Back in 2010, Abbot took part in a MailOnline health interview, revealing some unknown information about the state of his health.

Although he said he was “pretty fit” at the time, the star opened up about his family’s health history and the life-threatening health condition that both of his brothers died from.

“There have been heart problems with the men in my family,” Abbot revealed.

“My father died aged 60 in 1972. He had a stroke in hospital and then another, and sadly never recovered.

“My older and younger brothers both died from heart attacks. I try not to worry about this in terms of my own health. But I have tests once or twice a year.

“I’m pretty fit. Every time I go to the GP he always says I have the blood pressure of an athlete.”

The star went on to say that his doctor prescribed him a “daily statin” in order to control his cholesterol, suggesting that not all parts of his health are tip top.

With his family history of strokes and heart attacks, Abbot is immediately at risk of developing the same conditions, so monitoring his cholesterol levels becomes critical.

The Heart Foundation explains the following: “If one of your immediate family members, such as a parent or sibling, has had a heart attack, a stroke, or was diagnosed with heart disease before the age of 60, this may indicate a family history of premature heart disease.

“This means that your chances of developing the same condition may be higher than normal. A family history could increase your risk of developing heart disease in a number of ways: Inherited genes, shared environments.”

Although there is no single gene that causes heart disease, the health website explains that several genes can work together to increase an individual’s risk.

In addition, shared environments and behaviours such as eating habits and lifestyle behaviours can also act as increased risk factors for family members.

High cholesterol levels typically do not cause any symptoms, so monitoring your levels through cholesterol tests are vital as keeping your blood cholesterol at a healthy level.

The NHS explains that cholesterol levels might be different for every individual, but average cholesterol levels should be:

  • Total cholesterol – five or below
  • HDL (good cholesterol) – one or above
  • LDL (bad cholesterol) – three or below
  • Non-HDL (bad cholesterol) – four or below
  • Triglycerides – 2.3 or below.

Low-density lipoprotein (LDL) makes up most cholesterol and is bad because it can stick to the walls of arteries and cause a fatty build-up called plaque. Too much plaque leads to blockages that prevent blood from flowing properly to the heart.

If diagnosed with high cholesterol, the NHS explains that there are a number of ways to reduce it. This includes:

  • Eating less fatty food
  • Exercising more
  • Stopping smoking
  • Cutting down on alcohol.

For some individuals, lifestyle changes are not enough, so like Abbot, medication like statins are recommended.

Statins are a group of medicines that can help lower the level of low-density lipoprotein (LDL) cholesterol in the blood. They are usually offered if individuals are at risk of heart disease, heart attacks or stroke.

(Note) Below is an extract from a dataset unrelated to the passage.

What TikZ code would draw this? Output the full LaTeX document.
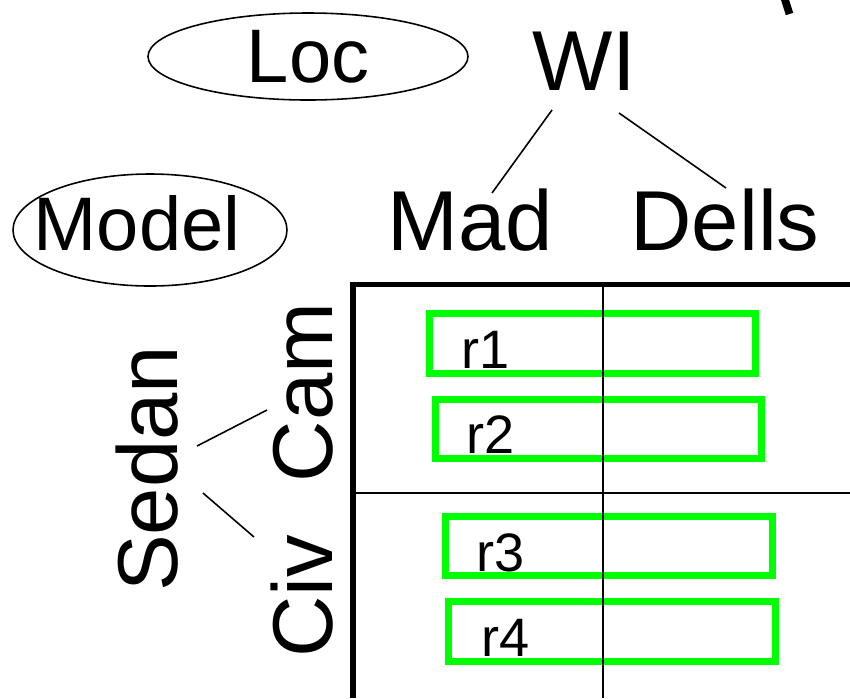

Typically they are taken once every day and in some cases individuals will have to do this for the rest of their lives. This is because even though statins lower your cholesterol, it will rise again if you come off the medication.

In addition to statins to lower his cholesterol, Abbot revealed that he also takes cod liver oil to help his joints, blaming his aches and pains to his career in comedy. He added: “I also take cod liver oil for my joints, although I’m sure a lot of the intermittent cramps and aches I get are down to all the comedy falls and stunts I’ve done.”